Warren Buffett has earned his reputation as one of the best investors in history, and millions of followers have benefited from the advice that he regularly shares both with investors in his Berkshire Hathaway (BRK.A 1.00%) (BRK.B 0.79%) as well as the general public.

The latest installment of Buffett's annual letter to Berkshire shareholders just came out, and in it, the Oracle of Omaha talked a lot about how the conglomerate has performed recently. Toward the end of the letter, Buffett shared some lessons about investment risk that he learned from an unusual bet that he made a decade ago. In particular, Buffett noted that many investors are making what he called a "terrible mistake" that could lead to the ultimate failure of their investment strategies.

Warren Buffett with cameras and others surrounding him.

Image source: The Motley Fool.

Buffett, bonds, and a big bet

In 2007, Buffett made a bet with hedge fund investors at Protege Partners. He believed that an unmanaged S&P 500 index fund would be able to outperform various combinations of funds that the hedge fund investors chose over the following 10 years. Protege took the other side of that bet. As it turned out, the S&P dramatically outperformed all five sets of hedge funds that Protege's designated managers chose, letting Buffett win the bet.

Yet the most interesting thing about the bet wasn't its result but rather the way a simple change resulted in the charity Buffett chose getting more than twice as large a donation as originally anticipated. To provide the planned $1 million prize to be donated to the winner's choice of charities, Buffett and Protege each bought zero coupon bonds that would be worth $500,000 at maturity 10 years in the future. When purchased, the bonds cost $318,250 and provided a yield to maturity of more than 4.5%.

About halfway into the decade in late 2012, the bond market saw yields hit unprecedented levels. By that time, the yield on the zero coupon bonds that Buffett and Protege held had fallen below 1%. That meant that the total value of the bonds had risen to $957,000 -- just $43,000 shy of the $1 million that would go to charity five years later.

A big(ger) win for Girls Inc. of Omaha

Buffett believed that this was a ridiculous situation, calling an investment in bonds with a yield of 0.88% to be "a really dumb" investment compared to American equities. Accordingly, the two parties both agreed to sell the bonds and instead invest in Berkshire stock.

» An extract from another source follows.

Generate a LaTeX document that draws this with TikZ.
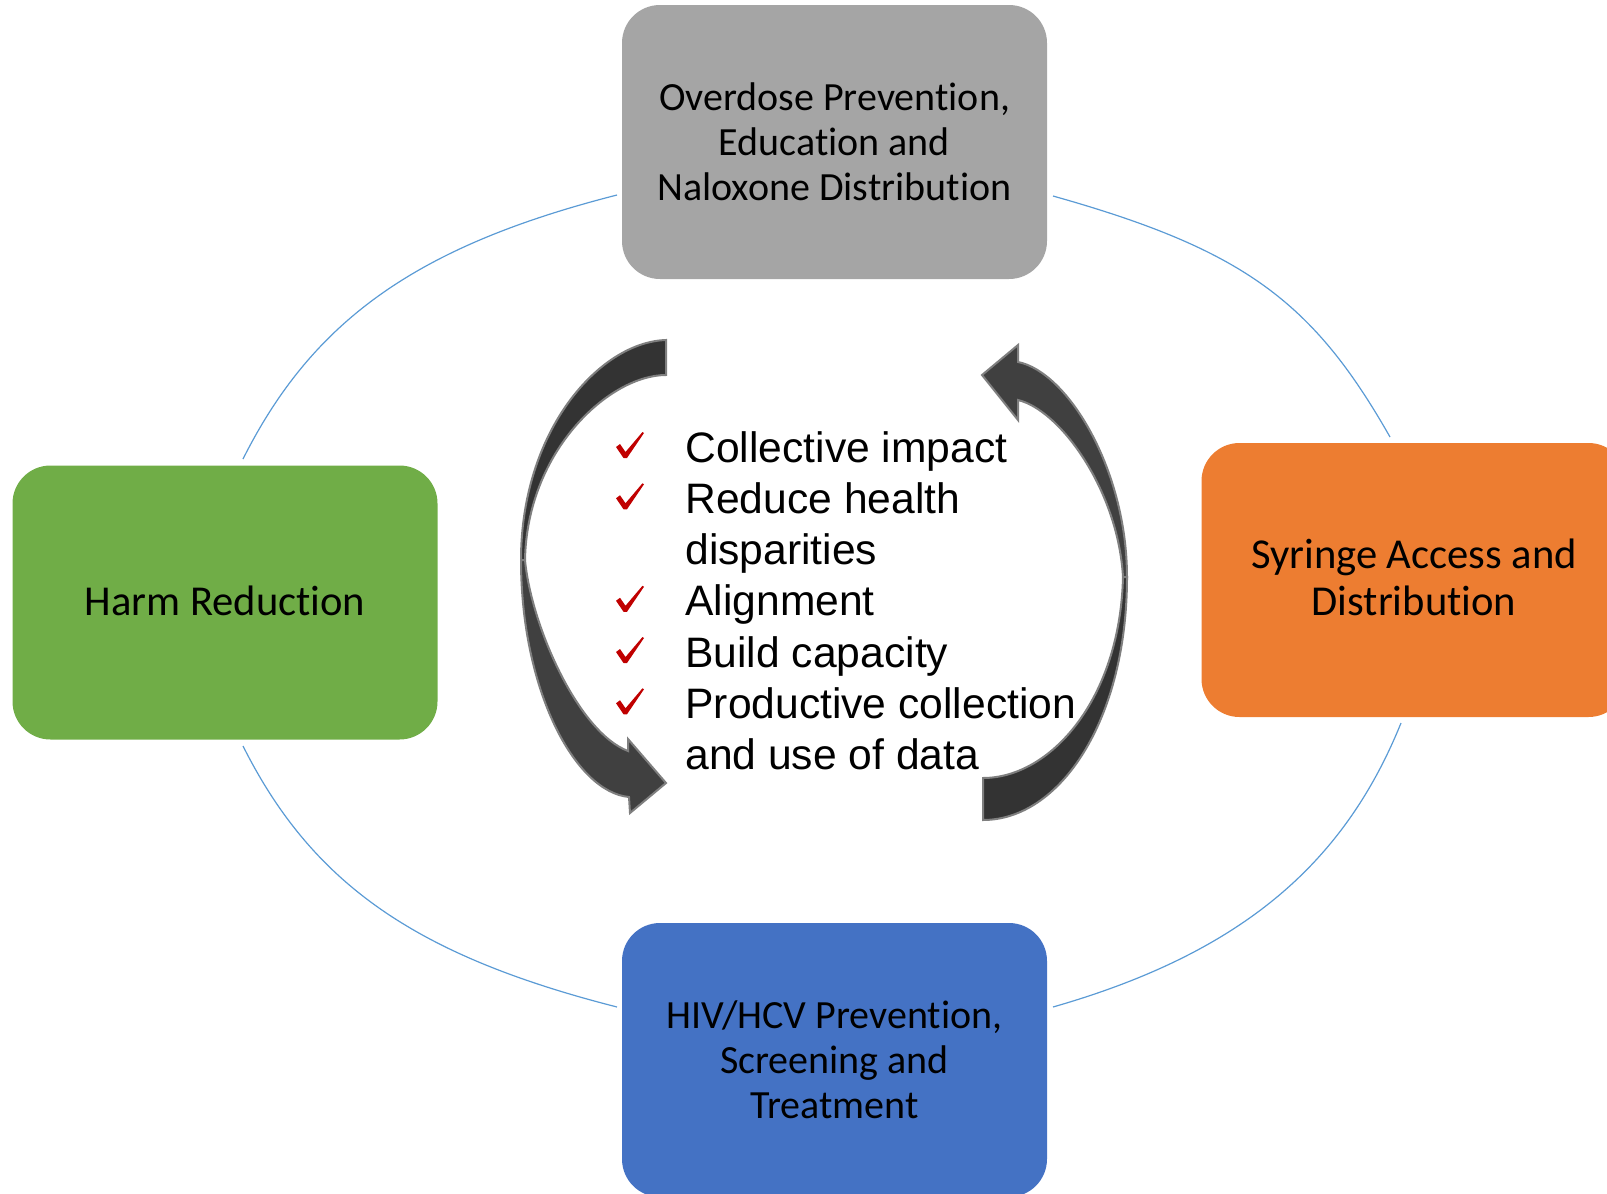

Investors who've followed the stock market over the years already know what happened next. From 2012 to 2017, the stock market soared, and Berkshire shares climbed along with it. By the end of 2017 when the bet officially ended, the Berkshire stock that Buffett and Protege had bought with just under $1 million in 2012 was worth $2.22 million. Accordingly, Buffett's chosen charity -- Girls Inc. of Omaha -- got a supersized windfall.

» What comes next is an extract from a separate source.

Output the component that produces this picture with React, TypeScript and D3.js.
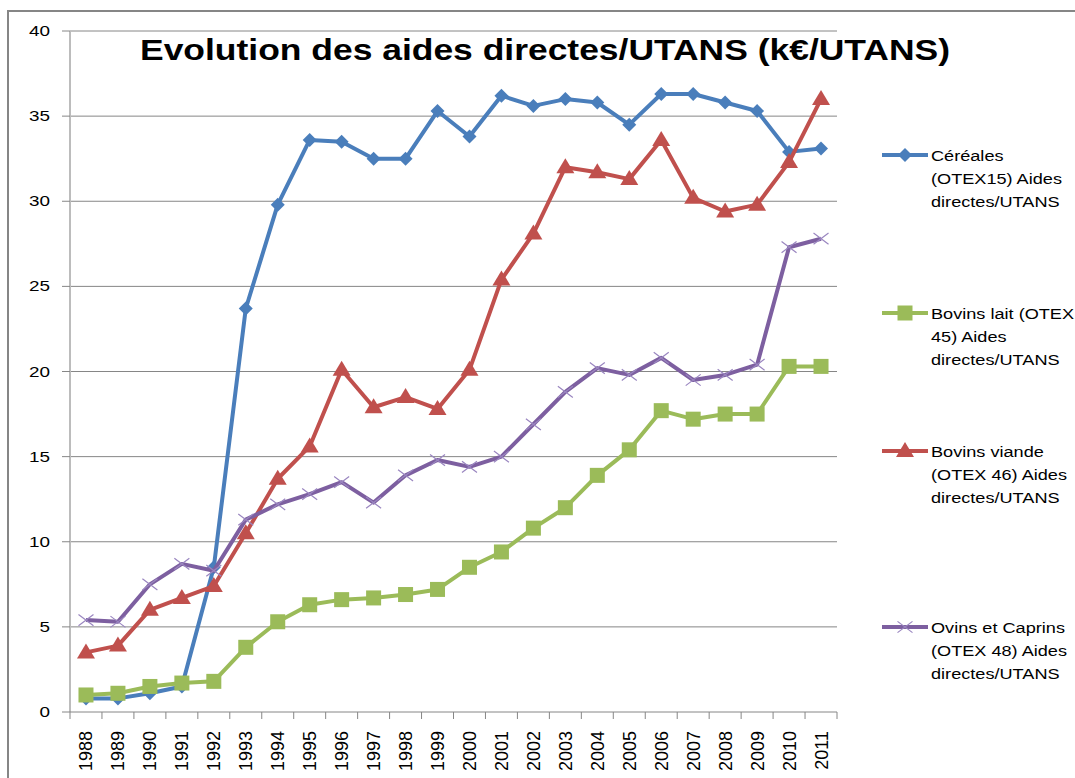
import React from "react";
import * as d3 from "d3";

const years = [
  "1988", "1989", "1990", "1991", "1992", "1993", "1994", "1995", "1996", "1997", "1998", "1999",
  "2000", "2001", "2002", "2003", "2004", "2005", "2006", "2007", "2008", "2009", "2010", "2011",
];

const cereales = [0.8, 0.8, 1.1, 1.5, 8.5, 23.7, 29.8, 33.6, 33.5, 32.5, 32.5, 35.3, 33.8, 36.2, 35.6, 36.0, 35.8, 34.5, 36.3, 36.3, 35.8, 35.3, 32.9, 33.1];
const bovinsLait = [1.0, 1.1, 1.5, 1.7, 1.8, 3.8, 5.3, 6.3, 6.6, 6.7, 6.9, 7.2, 8.5, 9.4, 10.8, 12.0, 13.9, 15.4, 17.7, 17.2, 17.5, 17.5, 20.3, 20.3];
const bovinsViande = [3.5, 3.9, 6.0, 6.7, 7.4, 10.5, 13.7, 15.6, 20.1, 17.9, 18.5, 17.8, 20.1, 25.4, 28.1, 32.0, 31.7, 31.3, 33.6, 30.2, 29.4, 29.8, 32.3, 36.0];
const ovins = [5.4, 5.3, 7.5, 8.7, 8.3, 11.3, 12.2, 12.8, 13.5, 12.3, 13.9, 14.8, 14.4, 15.0, 16.9, 18.8, 20.2, 19.8, 20.8, 19.5, 19.8, 20.4, 27.3, 27.8];

const yTicks = [0, 5, 10, 15, 20, 25, 30, 35, 40];

const title = "Evolution des aides directes/UTANS (k€/UTANS)";

type Marker = "diamond" | "square" | "triangle" | "x";

const series: { name: string[]; values: number[]; color: string; marker: Marker }[] = [
  { name: ["Céréales", "(OTEX15) Aides", "directes/UTANS"], values: cereales, color: "#4a7ebb", marker: "diamond" },
  { name: ["Bovins lait (OTEX", "45) Aides", "directes/UTANS"], values: bovinsLait, color: "#9bbb59", marker: "square" },
  { name: ["Bovins viande", "(OTEX 46) Aides", "directes/UTANS"], values: bovinsViande, color: "#c0504d", marker: "triangle" },
  { name: ["Ovins et Caprins", "(OTEX 48) Aides", "directes/UTANS"], values: ovins, color: "#7d5fa0", marker: "x" },
];

const legendY = [155, 313, 451, 627];

const FONT = "'Liberation Sans', Arial, sans-serif";

function MarkerShape({ type, x, y, color }: { type: Marker; x: number; y: number; color: string }) {
  if (type === "diamond") {
    const r = 7;
    return <path d={`M${x},${y - r}L${x + r},${y}L${x},${y + r}L${x - r},${y}Z`} fill={color} />;
  }
  if (type === "square") {
    const s = 15;
    return <rect x={x - s / 2} y={y - s / 2} width={s} height={s} fill={color} />;
  }
  if (type === "triangle") {
    const w = 9, h = 15;
    return <path d={`M${x},${y - h * 0.6}L${x + w},${y + h * 0.4}L${x - w},${y + h * 0.4}Z`} fill={color} />;
  }
  const r = 7.5;
  return (
    <path
      d={`M${x - r},${y - r * 0.75}L${x + r},${y + r * 0.75}M${x - r},${y + r * 0.75}L${x + r},${y - r * 0.75}`}
      stroke="#9a86c0"
      strokeWidth={1.2}
      fill="none"
    />
  );
}

export default function App() {
  const left = 70;
  const right = 837;
  const top = 31;
  const bottom = 712;

  const x = d3.scaleBand<string>().domain(years).range([left, right]).paddingInner(0).paddingOuter(0);
  const cx = (yr: string) => (x(yr) ?? 0) + x.bandwidth() / 2;
  const y = d3.scaleLinear().domain([0, 40]).range([bottom, top]);

  const line = d3
    .line<number>()
    .x((_, i) => cx(years[i]))
    .y((v) => y(v));

  const boundaries = years.map((yr) => x(yr) ?? 0).concat([right]);

  return (
    <svg width={1075} height={778} style={{ position: "absolute", left: 0, top: 0, background: "#fff" }}>
      <rect x={8} y={11} width={1200} height={900} fill="#fff" stroke="#868686" strokeWidth={2} />

      {/* gridlines */}
      {yTicks.filter((t) => t > 0).map((t) => (
        <line key={t} x1={left} x2={right} y1={y(t)} y2={y(t)} stroke="#868686" strokeWidth={1} />
      ))}

      {/* y axis */}
      <line x1={left} x2={left} y1={top} y2={bottom} stroke="#bcbcbc" strokeWidth={2} />
      {yTicks.map((t) => (
        <g key={t}>
          <line x1={62} x2={left} y1={y(t)} y2={y(t)} stroke="#868686" strokeWidth={1} />
          <text
            transform={`translate(50,${y(t) + 5}) scale(1.35,1)`}
            textAnchor="end"
            fontFamily={FONT}
            fontSize={14}
            fill="#000"
          >
            {t}
          </text>
        </g>
      ))}

      {/* x axis */}
      <line x1={left} x2={right} y1={bottom} y2={bottom} stroke="#868686" strokeWidth={1} />
      {boundaries.map((b, i) => (
        <line key={i} x1={b} x2={b} y1={bottom} y2={bottom + 7} stroke="#868686" strokeWidth={1} />
      ))}
      {years.map((yr) => (
        <text
          key={yr}
          transform={`translate(${cx(yr) + 6.5},731) rotate(-90)`}
          textAnchor="end"
          fontFamily={FONT}
          fontSize={18}
          fill="#000"
        >
          {yr}
        </text>
      ))}

      {/* series */}
      {series.map((s) => (
        <g key={s.name[0]}>
          <path d={line(s.values) ?? ""} fill="none" stroke={s.color} strokeWidth={4} strokeLinejoin="round" />
          {s.values.map((v, i) => (
            <MarkerShape key={i} type={s.marker} x={cx(years[i])} y={y(v)} color={s.color} />
          ))}
        </g>
      ))}

      {/* title */}
      <text
        x={140}
        y={60}
        fontFamily={FONT}
        fontWeight="bold"
        fontSize={30}
        textLength={810}
        lengthAdjust="spacingAndGlyphs"
        fill="#000"
      >
        {title}
      </text>

      {/* legend */}
      {series.map((s, k) => {
        const ly = legendY[k];
        return (
          <g key={s.name[0]}>
            <line x1={882} x2={928} y1={ly} y2={ly} stroke={s.color} strokeWidth={4} />
            <MarkerShape type={s.marker} x={905} y={ly} color={s.color} />
            {s.name.map((ln, j) => (
              <text
                key={j}
                transform={`translate(931,${ly + 6 + j * 23}) scale(1.17,1)`}
                fontFamily={FONT}
                fontSize={15.5}
                fill="#000"
              >
                {ln}
              </text>
            ))}
          </g>
        );
      })}
    </svg>
  );
}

Buffett's lesson about true risk

Buffett acknowledged that there was some risk involved in switching from Treasury bonds that many saw as "risk-free" to Berkshire stock. Yet with such a low threshold to overcome -- all Berkshire had to do was to return more than 0.88% -- Buffett and Protege agreed that the risk was largely limited to the potential that the stock market would happen to go through a period of weakness precisely at the end of the bet in late 2017. That didn't prove to be the case, and so the charity reaped greater rewards.

More broadly, Buffett emphasized that the whole point of investing is to forego consumption now in the hopes of allowing for greater consumption in the future. By that metric, just a 1% inflation rate would have crushed the Treasury bonds. Although stocks are admittedly riskier over periods of days, weeks, or even an entire year, they become less risky by Buffett's definition as time horizons lengthen.

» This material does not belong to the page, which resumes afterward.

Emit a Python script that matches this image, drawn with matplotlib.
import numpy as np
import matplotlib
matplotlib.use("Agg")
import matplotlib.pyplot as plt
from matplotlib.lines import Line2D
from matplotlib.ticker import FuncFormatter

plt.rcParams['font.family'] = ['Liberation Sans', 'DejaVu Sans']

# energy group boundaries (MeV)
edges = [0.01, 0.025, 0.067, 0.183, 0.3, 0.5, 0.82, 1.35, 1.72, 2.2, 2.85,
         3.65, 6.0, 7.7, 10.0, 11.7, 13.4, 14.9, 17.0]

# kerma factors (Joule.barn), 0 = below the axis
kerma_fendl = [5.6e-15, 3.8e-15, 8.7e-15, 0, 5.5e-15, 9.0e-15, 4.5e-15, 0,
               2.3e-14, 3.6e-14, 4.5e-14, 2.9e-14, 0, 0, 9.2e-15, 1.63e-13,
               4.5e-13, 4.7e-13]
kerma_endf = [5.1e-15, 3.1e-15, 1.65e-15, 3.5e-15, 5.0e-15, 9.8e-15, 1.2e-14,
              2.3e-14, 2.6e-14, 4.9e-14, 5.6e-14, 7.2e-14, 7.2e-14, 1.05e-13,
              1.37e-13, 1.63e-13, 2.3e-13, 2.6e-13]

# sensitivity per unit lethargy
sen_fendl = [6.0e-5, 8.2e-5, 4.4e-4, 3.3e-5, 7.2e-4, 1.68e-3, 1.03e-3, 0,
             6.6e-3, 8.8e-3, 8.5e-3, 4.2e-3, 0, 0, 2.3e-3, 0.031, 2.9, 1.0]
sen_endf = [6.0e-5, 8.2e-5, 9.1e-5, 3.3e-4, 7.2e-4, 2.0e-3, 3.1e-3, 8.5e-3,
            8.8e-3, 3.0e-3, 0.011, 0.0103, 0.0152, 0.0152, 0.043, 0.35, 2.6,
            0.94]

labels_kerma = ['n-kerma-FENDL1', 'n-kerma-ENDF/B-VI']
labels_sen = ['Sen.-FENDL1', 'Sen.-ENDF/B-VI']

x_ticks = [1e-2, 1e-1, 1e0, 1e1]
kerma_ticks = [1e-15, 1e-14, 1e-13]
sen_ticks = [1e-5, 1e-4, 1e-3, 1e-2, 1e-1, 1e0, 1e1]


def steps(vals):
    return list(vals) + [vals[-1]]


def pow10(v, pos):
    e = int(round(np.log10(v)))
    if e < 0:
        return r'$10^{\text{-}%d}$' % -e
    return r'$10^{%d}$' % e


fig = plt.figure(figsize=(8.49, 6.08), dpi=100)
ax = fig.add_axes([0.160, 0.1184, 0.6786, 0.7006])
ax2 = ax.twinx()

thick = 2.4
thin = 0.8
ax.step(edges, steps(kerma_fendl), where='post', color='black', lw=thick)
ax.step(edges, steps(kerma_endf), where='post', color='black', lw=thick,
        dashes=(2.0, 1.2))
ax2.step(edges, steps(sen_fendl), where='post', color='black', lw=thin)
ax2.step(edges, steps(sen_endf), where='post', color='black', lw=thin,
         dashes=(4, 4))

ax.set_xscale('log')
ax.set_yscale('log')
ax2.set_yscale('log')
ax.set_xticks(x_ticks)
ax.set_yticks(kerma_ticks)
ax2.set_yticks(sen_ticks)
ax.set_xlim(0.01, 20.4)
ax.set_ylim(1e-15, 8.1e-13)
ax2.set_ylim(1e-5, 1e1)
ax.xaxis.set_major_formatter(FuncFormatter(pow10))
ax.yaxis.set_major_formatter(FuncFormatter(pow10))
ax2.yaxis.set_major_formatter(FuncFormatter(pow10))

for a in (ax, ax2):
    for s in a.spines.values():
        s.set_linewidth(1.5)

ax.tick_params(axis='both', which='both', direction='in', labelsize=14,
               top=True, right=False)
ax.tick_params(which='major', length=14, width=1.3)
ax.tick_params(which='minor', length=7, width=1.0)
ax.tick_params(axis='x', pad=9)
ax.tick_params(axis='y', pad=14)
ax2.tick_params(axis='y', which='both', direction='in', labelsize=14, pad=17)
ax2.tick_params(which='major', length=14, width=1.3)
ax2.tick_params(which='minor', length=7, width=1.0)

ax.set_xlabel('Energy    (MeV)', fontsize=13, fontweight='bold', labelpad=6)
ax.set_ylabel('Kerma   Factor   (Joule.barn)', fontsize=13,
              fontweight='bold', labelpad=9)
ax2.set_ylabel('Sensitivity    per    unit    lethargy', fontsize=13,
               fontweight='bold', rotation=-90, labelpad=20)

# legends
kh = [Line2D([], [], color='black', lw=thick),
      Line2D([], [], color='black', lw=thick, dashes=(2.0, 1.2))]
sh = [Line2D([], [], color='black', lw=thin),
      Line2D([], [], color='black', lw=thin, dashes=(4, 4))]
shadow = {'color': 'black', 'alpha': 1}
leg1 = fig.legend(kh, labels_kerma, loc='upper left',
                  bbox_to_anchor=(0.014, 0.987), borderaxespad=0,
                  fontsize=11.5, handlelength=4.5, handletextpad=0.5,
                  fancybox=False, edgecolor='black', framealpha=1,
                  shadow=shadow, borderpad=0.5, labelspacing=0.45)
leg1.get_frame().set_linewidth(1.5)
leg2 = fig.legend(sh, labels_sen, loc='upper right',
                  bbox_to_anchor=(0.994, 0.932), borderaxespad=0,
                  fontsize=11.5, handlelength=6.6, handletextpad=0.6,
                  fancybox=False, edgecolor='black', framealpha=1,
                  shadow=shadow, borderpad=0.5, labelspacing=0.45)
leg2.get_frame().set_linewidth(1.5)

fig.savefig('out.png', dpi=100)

Buffett's takeaway is that long-term investors make a terrible mistake when they say that a stock-heavy portfolio is "riskier" than a bond-heavy portfolio. Yet many sophisticated investment institutions, such as pension funds and college endowments, make this mistake regularly. If risk means guaranteeing growth, a long-term bond-heavy portfolio can have higher risk than one with a greater allocation to stocks.

As investors face another period of increased volatility in the stock market, the temptation to retreat to fixed-income investments that don't see the same level of day-to-day turbulence as stocks is strong. Resisting that temptation is essential to maximize your long-term returns and truly ensure financial security far into the future.